[Blogger] The Marcos question: What makes a hero? – Dekonztruktschon

by Rod Rivera

April 11, Malacanang, was in qualms to agree in giving the former Philippine President Ferdinand E. Marcos a space in the heroes hall. The reason is that he was awarded a medal of valor for his honorable military service, by President Diosdado Macapagal. Likewise, PNoy ordered Vice President Jejomar Binay to come up with a recommendation whether to allow the former president burial at the Libingan ng mga bayani.

April 20, just a week after, the lower house is pushing House Resolution 204, backed up by 190 strong liberal party members to favor the burial of the late president whose waxed body is in a mausoleum in his ancestral house. Representative Salvador Escudero of the 3rd district of Sorsogon justifies the move that despite Marcos was ousted he has served the country well.

Columnist Godofredo Roperos writes up on the Marcos question as a gleam of national political reconciliation that requires political wisdom and understanding of our political memory and history. On the other hand, political groups do not find any value and denounce giving the ‘dictator’ a heroes burial, as they remember the historical pain and agony of those who fought for democracy under the Marcos’ martial rule.

The question on Marcos’s burial in the Libingan ng mga Bayani brings more questions to challenge the political memory, values and social moral and nationalist spirit of the Filipino people. All these are symbolic acts. From Saussure’s semiotic traditions, what those questions bring attacks our views about our identity as people.

Every culture has heroes, and these heroes are representations of the identity and the ideals of one’s culture. The values that we share, our precepts that guide our norms and social behavior become embodied in the traits and characteristics of our heroes. As Geert Hofsteede informs, our culture is manifested in our symbols, heroes, rituals and values, and at the deeper structures of our culture is our identity as a nation as group of people sharing common national interest.

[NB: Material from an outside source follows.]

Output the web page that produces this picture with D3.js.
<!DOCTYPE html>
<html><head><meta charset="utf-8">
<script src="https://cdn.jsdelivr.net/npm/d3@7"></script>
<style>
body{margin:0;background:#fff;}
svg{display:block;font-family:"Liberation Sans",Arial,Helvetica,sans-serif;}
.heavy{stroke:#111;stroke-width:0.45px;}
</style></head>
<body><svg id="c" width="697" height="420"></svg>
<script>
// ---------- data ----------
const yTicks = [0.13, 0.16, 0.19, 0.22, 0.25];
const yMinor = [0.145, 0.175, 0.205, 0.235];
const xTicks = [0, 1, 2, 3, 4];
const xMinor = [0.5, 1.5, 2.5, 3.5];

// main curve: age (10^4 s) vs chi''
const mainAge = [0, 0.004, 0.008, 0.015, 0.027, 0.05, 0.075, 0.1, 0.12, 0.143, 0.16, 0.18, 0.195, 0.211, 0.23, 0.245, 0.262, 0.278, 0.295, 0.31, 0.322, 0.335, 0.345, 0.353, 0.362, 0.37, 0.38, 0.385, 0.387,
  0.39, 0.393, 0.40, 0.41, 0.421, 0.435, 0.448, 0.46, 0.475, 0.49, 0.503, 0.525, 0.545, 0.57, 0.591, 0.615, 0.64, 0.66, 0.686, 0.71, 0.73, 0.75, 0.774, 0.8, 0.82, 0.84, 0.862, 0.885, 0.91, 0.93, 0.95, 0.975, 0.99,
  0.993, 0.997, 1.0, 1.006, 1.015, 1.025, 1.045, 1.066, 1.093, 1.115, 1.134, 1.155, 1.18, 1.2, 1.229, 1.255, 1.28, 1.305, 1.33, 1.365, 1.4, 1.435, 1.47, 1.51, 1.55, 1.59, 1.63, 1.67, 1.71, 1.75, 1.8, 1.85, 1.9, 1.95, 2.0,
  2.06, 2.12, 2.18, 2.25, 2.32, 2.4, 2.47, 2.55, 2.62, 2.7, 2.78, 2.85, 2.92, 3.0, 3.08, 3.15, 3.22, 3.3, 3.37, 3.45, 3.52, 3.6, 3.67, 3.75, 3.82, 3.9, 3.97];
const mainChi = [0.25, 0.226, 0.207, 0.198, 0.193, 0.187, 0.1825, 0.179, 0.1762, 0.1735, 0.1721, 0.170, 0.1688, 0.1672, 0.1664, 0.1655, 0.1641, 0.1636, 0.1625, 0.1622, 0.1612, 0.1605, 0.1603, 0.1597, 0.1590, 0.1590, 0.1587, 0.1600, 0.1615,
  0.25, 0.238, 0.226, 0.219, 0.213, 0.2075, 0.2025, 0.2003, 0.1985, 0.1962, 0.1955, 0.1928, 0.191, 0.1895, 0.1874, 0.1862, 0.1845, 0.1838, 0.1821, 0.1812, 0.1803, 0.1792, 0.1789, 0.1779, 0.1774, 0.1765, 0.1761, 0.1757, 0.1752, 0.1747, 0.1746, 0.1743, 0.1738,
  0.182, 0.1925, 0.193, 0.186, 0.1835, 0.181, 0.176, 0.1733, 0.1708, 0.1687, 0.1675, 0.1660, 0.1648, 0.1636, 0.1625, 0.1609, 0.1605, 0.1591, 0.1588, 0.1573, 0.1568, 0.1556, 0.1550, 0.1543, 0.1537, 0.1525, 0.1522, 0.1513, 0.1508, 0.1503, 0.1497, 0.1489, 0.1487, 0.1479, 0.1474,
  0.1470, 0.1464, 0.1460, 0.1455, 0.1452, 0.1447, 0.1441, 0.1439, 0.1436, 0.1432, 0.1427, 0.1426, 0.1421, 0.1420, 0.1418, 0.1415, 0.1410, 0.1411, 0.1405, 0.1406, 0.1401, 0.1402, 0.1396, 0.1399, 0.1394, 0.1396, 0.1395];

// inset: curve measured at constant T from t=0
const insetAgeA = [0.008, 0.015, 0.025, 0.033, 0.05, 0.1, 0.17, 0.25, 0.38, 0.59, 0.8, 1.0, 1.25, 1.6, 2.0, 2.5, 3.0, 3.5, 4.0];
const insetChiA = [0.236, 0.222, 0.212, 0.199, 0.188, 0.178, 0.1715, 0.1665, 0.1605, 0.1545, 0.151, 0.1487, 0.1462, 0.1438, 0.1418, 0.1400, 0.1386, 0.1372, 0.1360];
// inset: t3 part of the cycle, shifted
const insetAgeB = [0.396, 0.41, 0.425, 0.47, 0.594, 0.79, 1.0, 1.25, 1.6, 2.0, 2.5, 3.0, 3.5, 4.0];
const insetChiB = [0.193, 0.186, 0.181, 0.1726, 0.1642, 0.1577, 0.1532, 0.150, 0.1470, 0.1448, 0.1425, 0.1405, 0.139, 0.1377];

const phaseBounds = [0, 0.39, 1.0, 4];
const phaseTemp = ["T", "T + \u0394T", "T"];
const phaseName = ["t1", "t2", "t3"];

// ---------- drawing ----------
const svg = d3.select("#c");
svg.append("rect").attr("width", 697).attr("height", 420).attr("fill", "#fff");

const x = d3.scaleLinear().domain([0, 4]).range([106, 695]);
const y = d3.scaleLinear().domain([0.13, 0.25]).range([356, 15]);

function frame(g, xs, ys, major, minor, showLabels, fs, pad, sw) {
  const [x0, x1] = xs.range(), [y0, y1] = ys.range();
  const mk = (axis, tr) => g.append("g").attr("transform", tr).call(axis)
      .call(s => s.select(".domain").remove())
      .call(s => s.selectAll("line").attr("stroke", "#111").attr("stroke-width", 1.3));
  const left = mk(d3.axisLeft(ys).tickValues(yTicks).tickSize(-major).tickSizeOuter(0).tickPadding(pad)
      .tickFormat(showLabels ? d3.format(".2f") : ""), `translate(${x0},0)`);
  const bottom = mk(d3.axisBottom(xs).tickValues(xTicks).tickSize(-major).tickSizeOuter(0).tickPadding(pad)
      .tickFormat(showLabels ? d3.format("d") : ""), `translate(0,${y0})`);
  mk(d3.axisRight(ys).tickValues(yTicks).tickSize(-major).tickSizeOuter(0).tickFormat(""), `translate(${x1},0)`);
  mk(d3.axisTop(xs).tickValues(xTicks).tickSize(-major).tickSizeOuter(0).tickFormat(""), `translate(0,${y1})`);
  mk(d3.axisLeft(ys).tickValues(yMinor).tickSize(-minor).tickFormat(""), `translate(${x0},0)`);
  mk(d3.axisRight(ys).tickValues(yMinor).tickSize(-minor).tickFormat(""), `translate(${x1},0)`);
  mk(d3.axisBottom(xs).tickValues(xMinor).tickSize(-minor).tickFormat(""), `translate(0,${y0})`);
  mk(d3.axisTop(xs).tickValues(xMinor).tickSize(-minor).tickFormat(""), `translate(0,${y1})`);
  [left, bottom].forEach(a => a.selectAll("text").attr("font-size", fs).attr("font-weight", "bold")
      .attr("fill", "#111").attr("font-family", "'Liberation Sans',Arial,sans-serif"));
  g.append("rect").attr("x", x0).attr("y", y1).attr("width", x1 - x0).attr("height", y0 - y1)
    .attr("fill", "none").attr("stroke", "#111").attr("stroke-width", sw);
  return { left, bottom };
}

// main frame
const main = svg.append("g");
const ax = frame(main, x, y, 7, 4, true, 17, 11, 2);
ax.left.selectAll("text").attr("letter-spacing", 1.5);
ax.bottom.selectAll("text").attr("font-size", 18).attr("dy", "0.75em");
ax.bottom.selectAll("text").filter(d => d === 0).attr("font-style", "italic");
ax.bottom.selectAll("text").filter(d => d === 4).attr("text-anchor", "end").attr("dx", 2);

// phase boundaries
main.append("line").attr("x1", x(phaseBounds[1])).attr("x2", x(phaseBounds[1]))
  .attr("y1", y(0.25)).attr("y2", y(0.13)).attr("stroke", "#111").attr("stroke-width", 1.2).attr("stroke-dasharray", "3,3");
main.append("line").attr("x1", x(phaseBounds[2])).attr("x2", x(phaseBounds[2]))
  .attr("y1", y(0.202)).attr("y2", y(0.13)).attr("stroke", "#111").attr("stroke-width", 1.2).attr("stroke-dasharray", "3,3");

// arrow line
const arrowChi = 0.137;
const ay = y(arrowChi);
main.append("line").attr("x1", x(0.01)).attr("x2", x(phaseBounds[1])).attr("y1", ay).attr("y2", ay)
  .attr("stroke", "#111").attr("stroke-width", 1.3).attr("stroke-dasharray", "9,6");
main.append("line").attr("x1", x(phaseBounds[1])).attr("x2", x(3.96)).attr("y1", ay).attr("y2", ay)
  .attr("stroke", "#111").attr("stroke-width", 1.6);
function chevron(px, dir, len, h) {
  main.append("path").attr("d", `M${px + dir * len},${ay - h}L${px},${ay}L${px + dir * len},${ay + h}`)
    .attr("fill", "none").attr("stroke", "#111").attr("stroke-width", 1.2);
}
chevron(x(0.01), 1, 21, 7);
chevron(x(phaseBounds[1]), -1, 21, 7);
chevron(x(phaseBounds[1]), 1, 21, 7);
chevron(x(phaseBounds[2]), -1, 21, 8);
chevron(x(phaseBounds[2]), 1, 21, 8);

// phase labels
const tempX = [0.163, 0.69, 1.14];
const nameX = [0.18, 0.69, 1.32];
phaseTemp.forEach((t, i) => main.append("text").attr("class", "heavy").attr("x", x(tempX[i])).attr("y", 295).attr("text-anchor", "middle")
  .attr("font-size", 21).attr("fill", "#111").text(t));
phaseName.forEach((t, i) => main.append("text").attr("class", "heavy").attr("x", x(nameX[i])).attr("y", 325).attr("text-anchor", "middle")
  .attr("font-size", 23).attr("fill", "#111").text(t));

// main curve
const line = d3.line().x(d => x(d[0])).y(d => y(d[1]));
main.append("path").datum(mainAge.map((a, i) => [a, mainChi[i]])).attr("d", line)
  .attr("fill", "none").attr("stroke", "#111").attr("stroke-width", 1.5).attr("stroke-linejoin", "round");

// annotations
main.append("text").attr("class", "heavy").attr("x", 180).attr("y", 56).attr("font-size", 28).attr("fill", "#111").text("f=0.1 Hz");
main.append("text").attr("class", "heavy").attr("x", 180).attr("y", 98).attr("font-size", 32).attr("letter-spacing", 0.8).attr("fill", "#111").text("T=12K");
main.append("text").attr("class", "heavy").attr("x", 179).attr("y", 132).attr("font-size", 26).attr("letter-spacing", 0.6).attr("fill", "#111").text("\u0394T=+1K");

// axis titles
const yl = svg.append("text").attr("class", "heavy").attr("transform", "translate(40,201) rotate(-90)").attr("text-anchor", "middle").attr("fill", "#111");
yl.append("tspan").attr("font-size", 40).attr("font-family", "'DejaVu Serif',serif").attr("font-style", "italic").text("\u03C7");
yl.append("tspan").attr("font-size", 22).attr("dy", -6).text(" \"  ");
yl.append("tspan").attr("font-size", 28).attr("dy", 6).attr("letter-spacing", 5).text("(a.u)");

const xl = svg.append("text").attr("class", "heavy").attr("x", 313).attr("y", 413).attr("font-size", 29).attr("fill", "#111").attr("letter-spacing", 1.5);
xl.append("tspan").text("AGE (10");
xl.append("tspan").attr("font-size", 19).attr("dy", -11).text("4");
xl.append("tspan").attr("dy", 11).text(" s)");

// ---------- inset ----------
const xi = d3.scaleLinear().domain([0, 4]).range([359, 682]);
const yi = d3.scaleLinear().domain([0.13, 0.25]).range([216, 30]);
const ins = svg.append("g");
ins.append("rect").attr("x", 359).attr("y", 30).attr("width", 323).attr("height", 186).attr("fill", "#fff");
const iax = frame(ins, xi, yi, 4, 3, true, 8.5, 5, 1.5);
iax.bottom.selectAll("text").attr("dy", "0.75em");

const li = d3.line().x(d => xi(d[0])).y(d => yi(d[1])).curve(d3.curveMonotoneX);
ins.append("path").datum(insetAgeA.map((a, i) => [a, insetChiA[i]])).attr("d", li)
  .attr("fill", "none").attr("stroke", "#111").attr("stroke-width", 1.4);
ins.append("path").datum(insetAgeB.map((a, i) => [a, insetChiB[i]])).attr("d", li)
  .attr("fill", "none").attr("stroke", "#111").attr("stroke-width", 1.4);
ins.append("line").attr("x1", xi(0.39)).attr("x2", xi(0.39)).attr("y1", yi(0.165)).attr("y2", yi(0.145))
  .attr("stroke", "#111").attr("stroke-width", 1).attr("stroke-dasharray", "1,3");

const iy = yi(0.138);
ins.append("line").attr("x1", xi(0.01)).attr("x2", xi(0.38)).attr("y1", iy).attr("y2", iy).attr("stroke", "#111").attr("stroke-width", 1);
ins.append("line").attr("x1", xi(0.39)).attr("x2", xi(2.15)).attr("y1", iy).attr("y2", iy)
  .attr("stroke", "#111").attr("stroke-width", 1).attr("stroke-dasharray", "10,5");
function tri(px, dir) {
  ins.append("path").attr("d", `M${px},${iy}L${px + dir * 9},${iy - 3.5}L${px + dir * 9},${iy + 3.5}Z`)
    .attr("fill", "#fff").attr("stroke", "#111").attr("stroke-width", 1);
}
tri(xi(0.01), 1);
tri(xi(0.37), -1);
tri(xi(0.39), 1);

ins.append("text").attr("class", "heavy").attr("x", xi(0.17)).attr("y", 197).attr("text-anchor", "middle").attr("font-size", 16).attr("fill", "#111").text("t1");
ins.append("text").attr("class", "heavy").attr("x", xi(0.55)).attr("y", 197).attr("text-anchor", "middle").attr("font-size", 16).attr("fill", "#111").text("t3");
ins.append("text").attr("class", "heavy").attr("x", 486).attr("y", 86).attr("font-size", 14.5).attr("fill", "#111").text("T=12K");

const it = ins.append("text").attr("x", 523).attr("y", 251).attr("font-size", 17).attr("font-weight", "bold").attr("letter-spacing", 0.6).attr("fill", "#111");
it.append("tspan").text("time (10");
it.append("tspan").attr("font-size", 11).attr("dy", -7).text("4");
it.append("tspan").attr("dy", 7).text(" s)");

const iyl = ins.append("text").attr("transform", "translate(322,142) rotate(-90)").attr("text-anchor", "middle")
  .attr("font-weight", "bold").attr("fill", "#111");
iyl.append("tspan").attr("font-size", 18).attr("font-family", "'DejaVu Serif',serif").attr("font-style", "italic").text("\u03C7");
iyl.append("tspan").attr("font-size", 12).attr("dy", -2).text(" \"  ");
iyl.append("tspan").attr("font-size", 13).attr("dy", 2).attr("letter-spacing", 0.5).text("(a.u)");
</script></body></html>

A hero to represent the Filipino nation or its culture cannot be legislated and it never has been. The academics with their rich understanding of our history, culture and nation, play an important role in appraising, appreciating and recognizing what counts heroic and who should be entitled to the abstract social symbol of a ‘hero’. Laws may grant honor to a hero, or honor to anyone, but laws should not turn anybody to a hero for a hero is a people’s expression.

However, the National Heroes committee, as formed by former President Fidel V. Ramos, arrived at some criteria for confirming a national heroes title. The committee declares that “1) heroes have concept of nation and they aspire and struggle for the nation’s freedom; 2) they have define and contribute to a system or life of freedom and order for a nation; and 3) they contribute to the quality of life and destiny of nation (Corpuz, 1993, in NHC document pp. 2-3).

The National Heroes committee extends this criteria with three other measures, stating that a hero: “1) is a part of the people’s expression; 2) thinks of the future and defines the future of generations; and 3) the choice of hero involves not only the recounting of an episode or events in history, but of the entire process that made the particular person a hero” (Lagmay, 1995, in NHC document p. 3).

True, Marcos was awarded a medal of valor, but that was just an episode in his life and outside the decades long struggle of the Filipino people against suppression of their basic rights and freedom. True, he built grand infrastructures that are visible and usable till now, but that is his duty as the country’s leader. True, he placed the country in the economic map of Asia, but it is also true that his family accumulated ill-gotten wealth from the nation’s coffers.

Laying his remains in the Libingan ng mga Bayani is a symbolic act to entitle Marcos a hero, whereas he falls shorts of the criteria to be entitled with such. Apparently, for a common kababayan of Marcos who voted for him several times even though she’s aware of how the dictator manipulated the country and suppressed the people’s freedom, my mother, a genuine Ilocana, would like Marcos’ remains to be kept where is now that is where he was from.

It is incredulous to think that burial of the former president in the Libingan ng mga Bayani would bring national political reconciliation. What is to be reconciled anyway between the Marcoses and the forgiving Filipino people. Is it not enough to be considered a symbolic act of reconciliation to allow them back and elect them in public offices?  Whatever issue between the Aquinos and the Marcoses there is, it is not a national interest. That is out of the Marcos question as a dictator to deserve hero’s burial in the graveyard of martyrs.